=== The exercise ===
Set all the material down again unchanged, without the pictures.

** START OF Supplied data **

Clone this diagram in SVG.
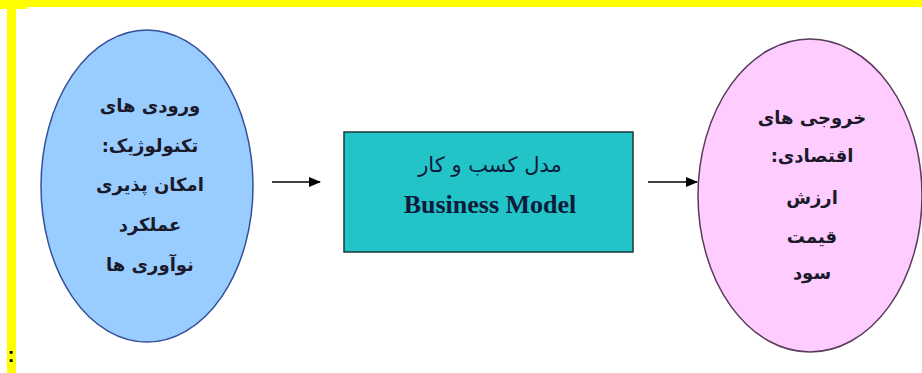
<svg xmlns="http://www.w3.org/2000/svg" width="922" height="373" viewBox="0 0 922 373">
<style>
.fa{font-family:"DejaVu Sans","Noto Sans",sans-serif;font-size:18px;font-weight:bold;fill:#1a1a2a;text-anchor:middle;direction:rtl}
.en{font-family:"Liberation Serif","Times New Roman",serif;font-size:26px;font-weight:bold;fill:#0d1a3a;text-anchor:middle}
.arrow{stroke:#000;stroke-width:1.6;fill:none}
</style>
<defs>
<marker id="ah" markerWidth="12" markerHeight="10" refX="11" refY="5" orient="auto" markerUnits="userSpaceOnUse">
<path d="M0,0 L12,5 L0,10 Z" fill="#000"/>
</marker>
</defs>
<rect x="0" y="0" width="922" height="373" fill="#fff"/>
<g id="frame">
<rect x="0" y="0" width="922" height="7" fill="#ffff00"/>
<rect x="0" y="0" width="27" height="9" fill="#ffff00"/>
<rect x="7" y="0" width="9" height="373" fill="#ffff00"/>
<text x="11" y="362" font-family="Liberation Sans,sans-serif" font-size="20" font-weight="bold" text-anchor="middle" fill="#000">:</text>
</g>
<g id="inputs">
<ellipse cx="147" cy="186" rx="106" ry="156" fill="#99ccff" stroke="#34509a" stroke-width="1.5"/>
<text class="fa" x="150" y="112">ورودی های</text>
<text class="fa" x="150" y="152">تکنولوژیک:</text>
<text class="fa" x="150" y="191">امکان پذیری</text>
<text class="fa" x="150" y="231">عملکرد</text>
<text class="fa" x="150" y="271">نوآوری ها</text>
</g>
<g id="model">
<rect x="344" y="132" width="289" height="120" fill="#22c4c8" stroke="#1a3a3a" stroke-width="1.5"/>
<text class="fa" x="490" y="172" style="font-size:21px;font-weight:normal;fill:#0d1a3a">مدل کسب و کار</text>
<text class="en" x="490" y="213">Business Model</text>
</g>
<g id="outputs">
<ellipse cx="810" cy="195.5" rx="112" ry="156.5" fill="#ffccff" stroke="#5a3a5a" stroke-width="1.5"/>
<text class="fa" x="812" y="124">خروجی های</text>
<text class="fa" x="812" y="162">اقتصادی:</text>
<text class="fa" x="812" y="204">ارزش</text>
<text class="fa" x="812" y="243">قیمت</text>
<text class="fa" x="812" y="279">سود</text>
</g>
<g id="connectors">
<line class="arrow" x1="272" y1="182" x2="320" y2="182" marker-end="url(#ah)"/>
<line class="arrow" x1="648" y1="182" x2="697" y2="182" marker-end="url(#ah)"/>
</g>
</svg>
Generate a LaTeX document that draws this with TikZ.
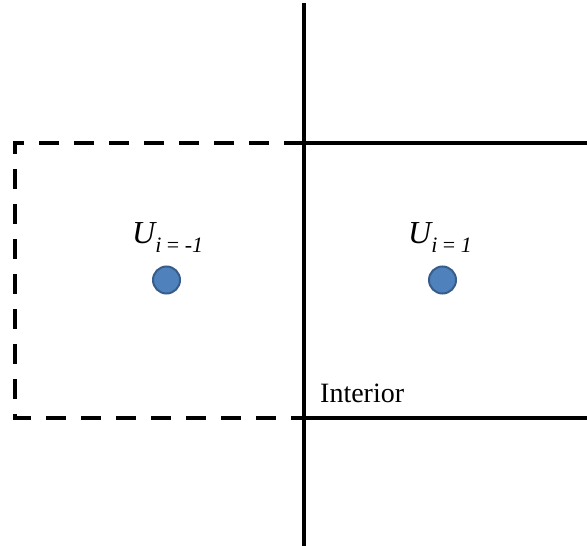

** END OF Supplied data **

=== Answer to this task ===
Clone this diagram in SVG.
<svg xmlns="http://www.w3.org/2000/svg" width="922" height="373" viewBox="0 0 922 373">
<style>
.fa{font-family:"DejaVu Sans","Noto Sans",sans-serif;font-size:18px;font-weight:bold;fill:#1a1a2a;text-anchor:middle;direction:rtl}
.en{font-family:"Liberation Serif","Times New Roman",serif;font-size:26px;font-weight:bold;fill:#0d1a3a;text-anchor:middle}
.arrow{stroke:#000;stroke-width:1.6;fill:none}
</style>
<defs>
<marker id="ah" markerWidth="12" markerHeight="10" refX="11" refY="5" orient="auto" markerUnits="userSpaceOnUse">
<path d="M0,0 L12,5 L0,10 Z" fill="#000"/>
</marker>
</defs>
<rect x="0" y="0" width="922" height="373" fill="#fff"/>
<g id="frame">
<rect x="0" y="0" width="922" height="7" fill="#ffff00"/>
<rect x="0" y="0" width="27" height="9" fill="#ffff00"/>
<rect x="7" y="0" width="9" height="373" fill="#ffff00"/>
<text x="11" y="362" font-family="Liberation Sans,sans-serif" font-size="20" font-weight="bold" text-anchor="middle" fill="#000">:</text>
</g>
<g id="inputs">
<ellipse cx="147" cy="186" rx="106" ry="156" fill="#99ccff" stroke="#34509a" stroke-width="1.5"/>
<text class="fa" x="150" y="112">ورودی های</text>
<text class="fa" x="150" y="152">تکنولوژیک:</text>
<text class="fa" x="150" y="191">امکان پذیری</text>
<text class="fa" x="150" y="231">عملکرد</text>
<text class="fa" x="150" y="271">نوآوری ها</text>
</g>
<g id="model">
<rect x="344" y="132" width="289" height="120" fill="#22c4c8" stroke="#1a3a3a" stroke-width="1.5"/>
<text class="fa" x="490" y="172" style="font-size:21px;font-weight:normal;fill:#0d1a3a">مدل کسب و کار</text>
<text class="en" x="490" y="213">Business Model</text>
</g>
<g id="outputs">
<ellipse cx="810" cy="195.5" rx="112" ry="156.5" fill="#ffccff" stroke="#5a3a5a" stroke-width="1.5"/>
<text class="fa" x="812" y="124">خروجی های</text>
<text class="fa" x="812" y="162">اقتصادی:</text>
<text class="fa" x="812" y="204">ارزش</text>
<text class="fa" x="812" y="243">قیمت</text>
<text class="fa" x="812" y="279">سود</text>
</g>
<g id="connectors">
<line class="arrow" x1="272" y1="182" x2="320" y2="182" marker-end="url(#ah)"/>
<line class="arrow" x1="648" y1="182" x2="697" y2="182" marker-end="url(#ah)"/>
</g>
</svg>
Generate a LaTeX document that draws this with TikZ.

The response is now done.